La Banca centrale si è rifiutata di intervenire in modo massiccio per difendere il rublo nelle ultime settimane, lasciando libero di fluttare il tasso di cambio piuttosto di intervenire con le riserve per rimandare l'inevitabile, come stanno facendo Nigeria e Kazhakistan. La caduta del rublo ha per questo generato una grave discussione nella Duma, il Parlamento russo, con il populista Evgeny Fedorov che ha chiesto un'investigazione criminale della Banca centrale. I critici hanno dichiarato che l'istituzione è stata destabilizzata da “femmine liberali” ed è ora uno strumento del Fondo Monetario Internazionale. L'ufficio del procuratore generale della Russia ha dichiarato lunedì che aprirà un'indagine.

Lasciando cadere il rublo, il bilancio fiscale è divenuto negativo. Ma la svalutazione sta causando una spirale sui prezzi che potrebbe a breve evocare una crisi autoalimentata. Il ministro delle finanze ha dichiarato, ad esempio, di attendersi che l'inflazione raggiungerà il 10% nel primo quarto del 2015. La caduta del rublo sta mettendo sempre più pressione sulle aziende russe che devono restituire, solo per il mese di dicembre, 35 miliardi di dollari di debito contratto con l'estero, la maggior parte in dollari.
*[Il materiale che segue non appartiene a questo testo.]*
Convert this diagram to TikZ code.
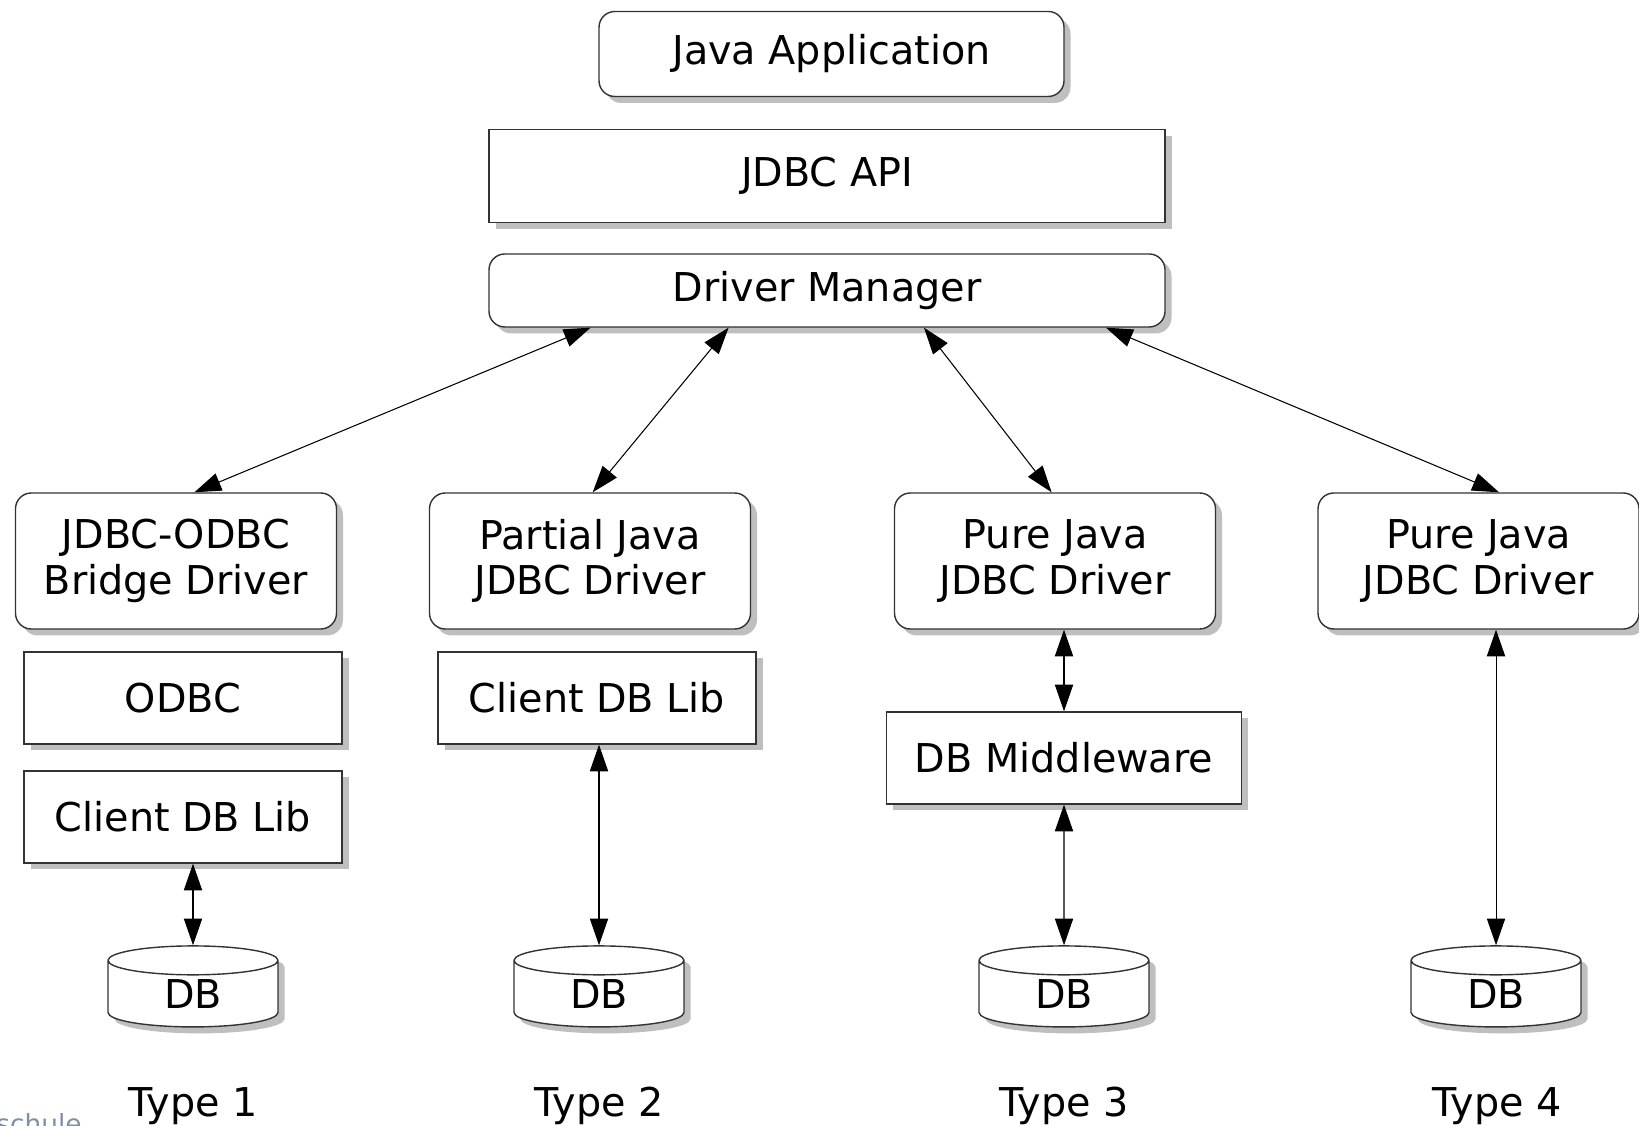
\documentclass[tikz,border=0pt]{standalone}
\usepackage{fontspec}
\setmainfont{DejaVu Sans}
\usetikzlibrary{arrows.meta,shapes.geometric,shadows}
\definecolor{logogray}{HTML}{7F8FA6}
\tikzset{>={Triangle[length=7.6pt,width=5.2pt]}}
\tikzset{
  dropsh/.style={drop shadow={shadow xshift=0.65mm, shadow yshift=-0.65mm, fill=black!25, opacity=1}},
  layer/.style={draw=black!80, line width=0.4pt, fill=white, dropsh, inner sep=0pt, align=center},
  rlayer/.style={layer, rounded corners=4.5pt},
  driver/.style={rlayer, minimum width=32.1mm, minimum height=13.6mm},
  lib/.style={layer, minimum width=31.8mm, minimum height=9.2mm},
  dbcyl/.style={layer, cylinder, shape border rotate=90, aspect=0.5, minimum width=17mm, minimum height=8.1mm},
  link/.style={<->, line width=0.3pt},
}

\begin{document}
\begin{tikzpicture}[x=0.1mm, y=0.1mm, font=\fontsize{11.3}{12.9}\selectfont]
      \useasboundingbox (0,0) rectangle (1639,1125);
      \node[rlayer, minimum width=46.5mm, minimum height=8.5mm] (app) at (831.5,1071) {Java Application};
      \node[layer, minimum width=67.6mm, minimum height=9.3mm] (api) at (827,949) {JDBC API};
      \node[rlayer, minimum width=67.6mm, minimum height=7.3mm] (dm) at (827,834.5) {Driver Manager};
      \node[driver] (drv1) at (176,564) {JDBC-ODBC\\Bridge Driver};
      \node[driver] (drv2) at (590,564) {Partial Java\\JDBC Driver};
      \node[driver] (drv3) at (1055,564) {Pure Java\\JDBC Driver};
      \node[driver] (drv4) at (1478.5,564) {Pure Java\\JDBC Driver};
      \node[lib] (odbc) at (183,427) {ODBC};
      \node[lib] (lib1) at (183,308) {Client DB Lib};
      \node[lib] (lib2) at (597,427) {Client DB Lib};
      \node[lib, minimum width=35.5mm] (mw) at (1064,367) {DB Middleware};
      \node[dbcyl] (db1) at (193,131) {DB};
      \node[dbcyl] (db2) at (599,131) {DB};
      \node[dbcyl] (db3) at (1064,131) {DB};
      \node[dbcyl] (db4) at (1496,131) {DB};
      \node (t1) at (193,19) {Type 1};
      \node (t2) at (599,19) {Type 2};
      \node (t3) at (1064,19) {Type 3};
      \node (t4) at (1497,19) {Type 4};
      \node[anchor=base west, text=logogray, font=\fontsize{7.5}{9}\selectfont] (logo) at (-16,-8) {schule};
      \draw[link] ([xshift=-23.64mm]dm.south) -- ([xshift=1.84mm]drv1.north);
      \draw[link] ([xshift=-9.84mm]dm.south) -- ([xshift=0.27mm]drv2.north);
      \draw[link] ([xshift=9.7mm]dm.south) -- ([xshift=-0.34mm]drv3.north);
      \draw[link] ([xshift=27.9mm]dm.south) -- ([xshift=2.05mm]drv4.north);
      \draw[link] (lib1.south -| db1.north) -- (db1.north);
      \draw[link] (lib2.south -| db2.north) -- (db2.north);
      \draw[link] (drv3.south -| mw.north) -- (mw.north);
      \draw[link] (mw.south) -- (db3.north);
      \draw[link] (drv4.south -| db4.north) -- (db4.north);
\end{tikzpicture}
\end{document}
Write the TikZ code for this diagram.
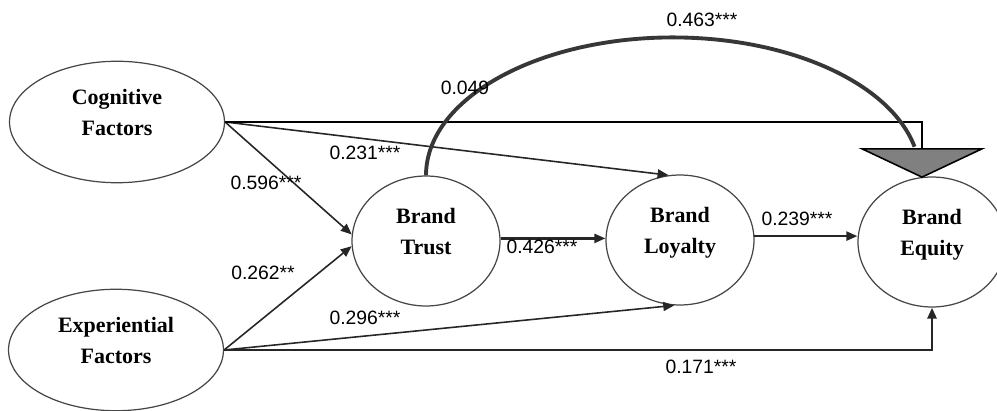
\documentclass[tikz,border=0pt]{standalone}
\usepackage{fontspec}
\setmainfont{Liberation Serif}
\setsansfont{Liberation Sans}
\usetikzlibrary{arrows.meta,shapes.geometric}
\definecolor{EdgeGray}{RGB}{70,70,70}
\definecolor{HeadGray}{RGB}{128,128,128}
\definecolor{ArcGray}{RGB}{55,55,55}

\begin{document}
\begin{tikzpicture}[
  x=0.02cm,y=-0.02cm,
  factor/.style={ellipse,draw=EdgeGray,line width=0.7pt,inner sep=0pt,align=center,
    font=\bfseries\fontsize{12.5}{17.5}\selectfont,text depth=11pt},
  outer/.style={factor,minimum width=4.3cm,minimum height=2.43cm},
  latent/.style={factor,minimum width=2.96cm,minimum height=2.6cm},
  coef/.style={font=\sffamily\fontsize{11}{13}\selectfont,inner sep=0pt},
  arr/.style={-{Triangle[length=2.2mm,width=1.8mm]},line width=0.9pt,black!85},
  harr/.style={arr,line width=1.3pt},
  bighead/.style={-{Triangle[length=0.6cm,width=2.54cm,fill=HeadGray,line width=0.9pt]},line width=1.2pt},
  bigarc/.style={line width=2.2pt,ArcGray}
]
\useasboundingbox (0,0) rectangle (997,411);
\clip (0,0) rectangle (997,411);

\node[outer] (cog) at (117,122) {Cognitive\\Factors};
\node[outer] (exp) at (116,350) {Experiential\\Factors};
\node[latent] (trust) at (426,241) {Brand\\Trust};
\node[latent] (loyal) at (680,240) {Brand\\Loyalty};
\node[latent] (equity) at (932,242) {Brand\\Equity};
\coordinate (eqtip) at (922,178);

\draw[arr] (cog.east) -- (trust.175);
\draw[arr] (exp.east) -- (trust.184);
\draw[arr] (cog.east) -- (loyal.100);
\draw[arr] (exp.east) -- (loyal.265);
\draw[harr] (trust.2) -- (trust.2 -| loyal.west);
\draw[harr] (loyal.3) -- (loyal.3 -| equity.west);
\draw[harr,line width=1.6pt] (exp.east) -| (equity.south);
\draw[bighead] (cog.east) -| (eqtip);
\draw[bigarc] (trust.north) arc[start angle=180,end angle=12,x radius=4.94cm,y radius=2.76cm];

\node[coef] (l463) at (702,20) {0.463***};
\node[coef] (l049) at (465,88) {0.049};
\node[coef] (l231) at (365,153) {0.231***};
\node[coef] (l596) at (266,183) {0.596***};
\node[coef] (l262) at (263,273) {0.262**};
\node[coef] (l296) at (365,318) {0.296***};
\node[coef] (l426) at (542,247) {0.426***};
\node[coef] (l239) at (797,219) {0.239***};
\node[coef] (l171) at (701,367) {0.171***};
\end{tikzpicture}
\end{document}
Il tasso sulle azioni di Lukoil a 10 anni sono aumentate di 250 punti basi, arrivando al 7,5%. Molte aziende russe hanno già pesantemente sofferto sui mercati dei capitali globali per l'escalation delle sanzioni occidentali in seguito all'abbattimento del volo malese del 17 luglio scorso. Sono state costrette a ripagare il debito cercando l'aiuto dello stato o rischiavano il default. Il gigante petrolifero Rosneft, ad esempio, ha richiesto 49 miliardi di aiuti di stato.

Sberbank ha dichiarato che le aziende devono ripagare 75 miliardi di dollari il prossimo anno e non possono sperare di abbonarlo se non in una piccola parte. Ne' possono attendersi oltre i 10 miliardi di introiti di nuovo capitale dalla Cina. La Banca ha dichiarato che ci sono aziende che stanno approfittando dalla svalutazione, dato che vendono all'estero ma i loro costi restano locali. Questo rigaurda, in particolare, i metalli base di gruppi come Norilsk e Rusal; oltre ai produttori d'acciaio e gruppi di fertilizzanti come Uralkali e PhosAgro. "Alcuni di questi gruppi stanno facendo un sacco di soldi e le loro azioni stanno volando”, ha dichiarato un trader.
Il Russian equity index sta commerciando allo 0.5% del valore contabile. Raramente, conclude Evans-Pritchard, un mercato è stato più conveniente.